PROBLEM DESCRIPTION:
Write every line out verbatim and omit the pictures.

INFORMATION SHOWN:
════════════════════

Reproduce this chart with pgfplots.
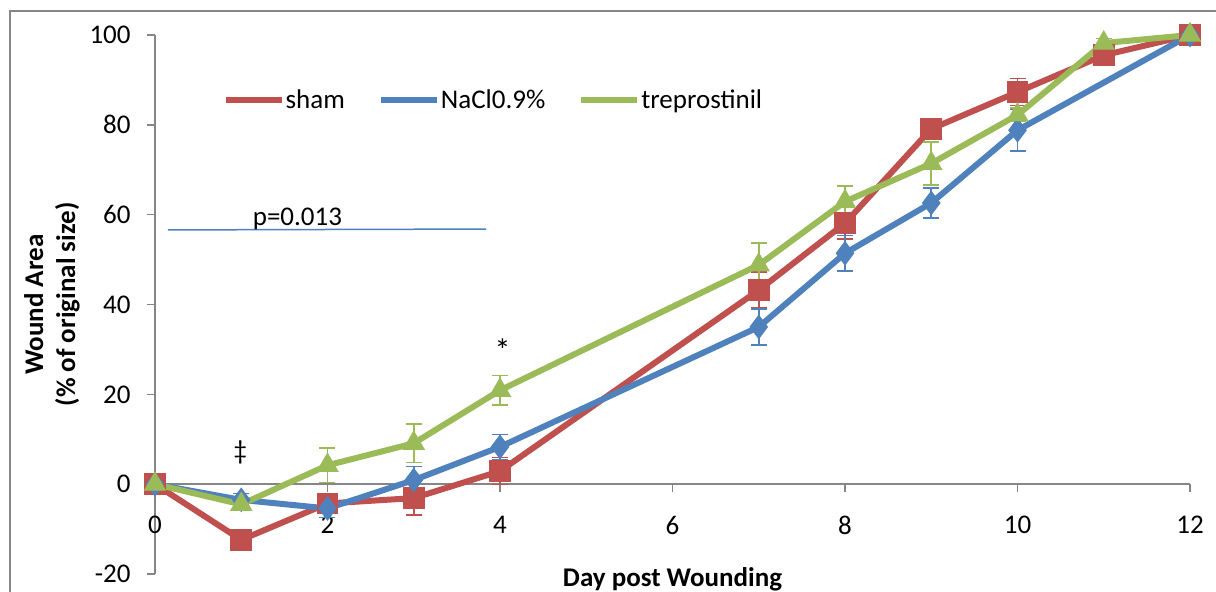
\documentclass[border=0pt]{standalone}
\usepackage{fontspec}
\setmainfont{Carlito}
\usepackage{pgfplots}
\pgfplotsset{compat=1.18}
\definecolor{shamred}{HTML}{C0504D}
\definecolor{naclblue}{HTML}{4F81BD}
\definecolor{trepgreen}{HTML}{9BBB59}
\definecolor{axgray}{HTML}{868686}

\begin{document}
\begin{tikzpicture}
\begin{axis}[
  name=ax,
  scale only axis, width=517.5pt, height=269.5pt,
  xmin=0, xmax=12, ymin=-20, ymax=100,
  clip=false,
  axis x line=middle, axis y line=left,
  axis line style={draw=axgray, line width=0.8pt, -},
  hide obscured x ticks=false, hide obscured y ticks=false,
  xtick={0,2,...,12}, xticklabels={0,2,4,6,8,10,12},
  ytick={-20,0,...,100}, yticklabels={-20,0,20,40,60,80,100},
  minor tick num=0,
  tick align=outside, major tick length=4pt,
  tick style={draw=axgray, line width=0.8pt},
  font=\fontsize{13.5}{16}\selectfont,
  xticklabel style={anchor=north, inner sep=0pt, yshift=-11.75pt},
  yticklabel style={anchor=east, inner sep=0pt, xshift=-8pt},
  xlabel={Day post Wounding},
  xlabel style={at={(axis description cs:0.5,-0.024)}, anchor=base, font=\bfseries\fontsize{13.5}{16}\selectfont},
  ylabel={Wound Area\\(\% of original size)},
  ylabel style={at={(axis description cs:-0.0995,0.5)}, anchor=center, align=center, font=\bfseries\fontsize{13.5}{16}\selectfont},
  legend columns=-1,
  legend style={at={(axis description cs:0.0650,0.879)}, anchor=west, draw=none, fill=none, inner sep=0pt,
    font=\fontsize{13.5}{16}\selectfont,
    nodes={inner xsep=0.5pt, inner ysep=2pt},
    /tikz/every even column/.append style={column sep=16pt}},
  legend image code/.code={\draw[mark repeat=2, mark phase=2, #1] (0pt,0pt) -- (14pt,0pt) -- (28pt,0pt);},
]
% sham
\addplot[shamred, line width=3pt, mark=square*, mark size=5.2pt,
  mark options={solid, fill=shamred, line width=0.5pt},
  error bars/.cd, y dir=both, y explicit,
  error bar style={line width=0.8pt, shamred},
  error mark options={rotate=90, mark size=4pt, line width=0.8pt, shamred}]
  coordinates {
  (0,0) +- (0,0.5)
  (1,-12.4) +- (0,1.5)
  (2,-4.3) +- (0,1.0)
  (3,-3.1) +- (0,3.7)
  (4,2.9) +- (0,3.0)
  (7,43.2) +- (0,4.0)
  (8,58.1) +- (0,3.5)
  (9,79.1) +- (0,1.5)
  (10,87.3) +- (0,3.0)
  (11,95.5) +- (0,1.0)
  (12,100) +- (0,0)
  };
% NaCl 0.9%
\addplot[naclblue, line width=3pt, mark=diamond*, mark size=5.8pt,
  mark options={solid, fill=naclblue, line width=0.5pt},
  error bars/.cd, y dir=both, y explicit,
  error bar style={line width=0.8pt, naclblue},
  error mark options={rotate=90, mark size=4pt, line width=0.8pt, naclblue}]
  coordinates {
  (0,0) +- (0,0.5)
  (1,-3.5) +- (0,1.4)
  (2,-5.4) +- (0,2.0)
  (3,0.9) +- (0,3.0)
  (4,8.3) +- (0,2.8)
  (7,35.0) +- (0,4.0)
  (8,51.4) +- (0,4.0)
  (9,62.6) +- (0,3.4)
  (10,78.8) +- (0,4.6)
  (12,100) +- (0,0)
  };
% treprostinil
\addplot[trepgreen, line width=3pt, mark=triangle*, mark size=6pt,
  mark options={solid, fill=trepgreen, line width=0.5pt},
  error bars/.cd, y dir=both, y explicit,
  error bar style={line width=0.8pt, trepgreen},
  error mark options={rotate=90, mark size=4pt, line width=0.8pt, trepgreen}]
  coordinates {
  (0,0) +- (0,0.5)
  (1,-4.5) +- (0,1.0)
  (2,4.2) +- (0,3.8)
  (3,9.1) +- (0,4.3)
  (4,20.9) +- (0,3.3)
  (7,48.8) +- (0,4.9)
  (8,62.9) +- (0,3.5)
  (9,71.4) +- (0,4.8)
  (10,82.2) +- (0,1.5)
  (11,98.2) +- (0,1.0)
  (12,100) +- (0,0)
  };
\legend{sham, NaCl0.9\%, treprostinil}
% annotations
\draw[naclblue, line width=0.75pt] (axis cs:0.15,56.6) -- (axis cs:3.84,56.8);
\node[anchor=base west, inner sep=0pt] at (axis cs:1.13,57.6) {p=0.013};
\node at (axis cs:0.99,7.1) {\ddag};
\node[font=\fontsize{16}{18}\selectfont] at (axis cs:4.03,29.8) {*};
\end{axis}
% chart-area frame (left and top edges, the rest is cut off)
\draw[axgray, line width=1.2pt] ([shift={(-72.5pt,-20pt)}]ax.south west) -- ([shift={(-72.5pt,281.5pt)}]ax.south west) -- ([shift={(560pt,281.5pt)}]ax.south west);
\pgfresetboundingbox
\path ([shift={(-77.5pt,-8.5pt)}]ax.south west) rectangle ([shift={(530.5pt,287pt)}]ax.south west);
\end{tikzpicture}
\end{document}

════════════════════

COMPLETED TASK:
Reproduce this chart with pgfplots.
\documentclass[border=0pt]{standalone}
\usepackage{fontspec}
\setmainfont{Carlito}
\usepackage{pgfplots}
\pgfplotsset{compat=1.18}
\definecolor{shamred}{HTML}{C0504D}
\definecolor{naclblue}{HTML}{4F81BD}
\definecolor{trepgreen}{HTML}{9BBB59}
\definecolor{axgray}{HTML}{868686}

\begin{document}
\begin{tikzpicture}
\begin{axis}[
  name=ax,
  scale only axis, width=517.5pt, height=269.5pt,
  xmin=0, xmax=12, ymin=-20, ymax=100,
  clip=false,
  axis x line=middle, axis y line=left,
  axis line style={draw=axgray, line width=0.8pt, -},
  hide obscured x ticks=false, hide obscured y ticks=false,
  xtick={0,2,...,12}, xticklabels={0,2,4,6,8,10,12},
  ytick={-20,0,...,100}, yticklabels={-20,0,20,40,60,80,100},
  minor tick num=0,
  tick align=outside, major tick length=4pt,
  tick style={draw=axgray, line width=0.8pt},
  font=\fontsize{13.5}{16}\selectfont,
  xticklabel style={anchor=north, inner sep=0pt, yshift=-11.75pt},
  yticklabel style={anchor=east, inner sep=0pt, xshift=-8pt},
  xlabel={Day post Wounding},
  xlabel style={at={(axis description cs:0.5,-0.024)}, anchor=base, font=\bfseries\fontsize{13.5}{16}\selectfont},
  ylabel={Wound Area\\(\% of original size)},
  ylabel style={at={(axis description cs:-0.0995,0.5)}, anchor=center, align=center, font=\bfseries\fontsize{13.5}{16}\selectfont},
  legend columns=-1,
  legend style={at={(axis description cs:0.0650,0.879)}, anchor=west, draw=none, fill=none, inner sep=0pt,
    font=\fontsize{13.5}{16}\selectfont,
    nodes={inner xsep=0.5pt, inner ysep=2pt},
    /tikz/every even column/.append style={column sep=16pt}},
  legend image code/.code={\draw[mark repeat=2, mark phase=2, #1] (0pt,0pt) -- (14pt,0pt) -- (28pt,0pt);},
]
% sham
\addplot[shamred, line width=3pt, mark=square*, mark size=5.2pt,
  mark options={solid, fill=shamred, line width=0.5pt},
  error bars/.cd, y dir=both, y explicit,
  error bar style={line width=0.8pt, shamred},
  error mark options={rotate=90, mark size=4pt, line width=0.8pt, shamred}]
  coordinates {
  (0,0) +- (0,0.5)
  (1,-12.4) +- (0,1.5)
  (2,-4.3) +- (0,1.0)
  (3,-3.1) +- (0,3.7)
  (4,2.9) +- (0,3.0)
  (7,43.2) +- (0,4.0)
  (8,58.1) +- (0,3.5)
  (9,79.1) +- (0,1.5)
  (10,87.3) +- (0,3.0)
  (11,95.5) +- (0,1.0)
  (12,100) +- (0,0)
  };
% NaCl 0.9%
\addplot[naclblue, line width=3pt, mark=diamond*, mark size=5.8pt,
  mark options={solid, fill=naclblue, line width=0.5pt},
  error bars/.cd, y dir=both, y explicit,
  error bar style={line width=0.8pt, naclblue},
  error mark options={rotate=90, mark size=4pt, line width=0.8pt, naclblue}]
  coordinates {
  (0,0) +- (0,0.5)
  (1,-3.5) +- (0,1.4)
  (2,-5.4) +- (0,2.0)
  (3,0.9) +- (0,3.0)
  (4,8.3) +- (0,2.8)
  (7,35.0) +- (0,4.0)
  (8,51.4) +- (0,4.0)
  (9,62.6) +- (0,3.4)
  (10,78.8) +- (0,4.6)
  (12,100) +- (0,0)
  };
% treprostinil
\addplot[trepgreen, line width=3pt, mark=triangle*, mark size=6pt,
  mark options={solid, fill=trepgreen, line width=0.5pt},
  error bars/.cd, y dir=both, y explicit,
  error bar style={line width=0.8pt, trepgreen},
  error mark options={rotate=90, mark size=4pt, line width=0.8pt, trepgreen}]
  coordinates {
  (0,0) +- (0,0.5)
  (1,-4.5) +- (0,1.0)
  (2,4.2) +- (0,3.8)
  (3,9.1) +- (0,4.3)
  (4,20.9) +- (0,3.3)
  (7,48.8) +- (0,4.9)
  (8,62.9) +- (0,3.5)
  (9,71.4) +- (0,4.8)
  (10,82.2) +- (0,1.5)
  (11,98.2) +- (0,1.0)
  (12,100) +- (0,0)
  };
\legend{sham, NaCl0.9\%, treprostinil}
% annotations
\draw[naclblue, line width=0.75pt] (axis cs:0.15,56.6) -- (axis cs:3.84,56.8);
\node[anchor=base west, inner sep=0pt] at (axis cs:1.13,57.6) {p=0.013};
\node at (axis cs:0.99,7.1) {\ddag};
\node[font=\fontsize{16}{18}\selectfont] at (axis cs:4.03,29.8) {*};
\end{axis}
% chart-area frame (left and top edges, the rest is cut off)
\draw[axgray, line width=1.2pt] ([shift={(-72.5pt,-20pt)}]ax.south west) -- ([shift={(-72.5pt,281.5pt)}]ax.south west) -- ([shift={(560pt,281.5pt)}]ax.south west);
\pgfresetboundingbox
\path ([shift={(-77.5pt,-8.5pt)}]ax.south west) rectangle ([shift={(530.5pt,287pt)}]ax.south west);
\end{tikzpicture}
\end{document}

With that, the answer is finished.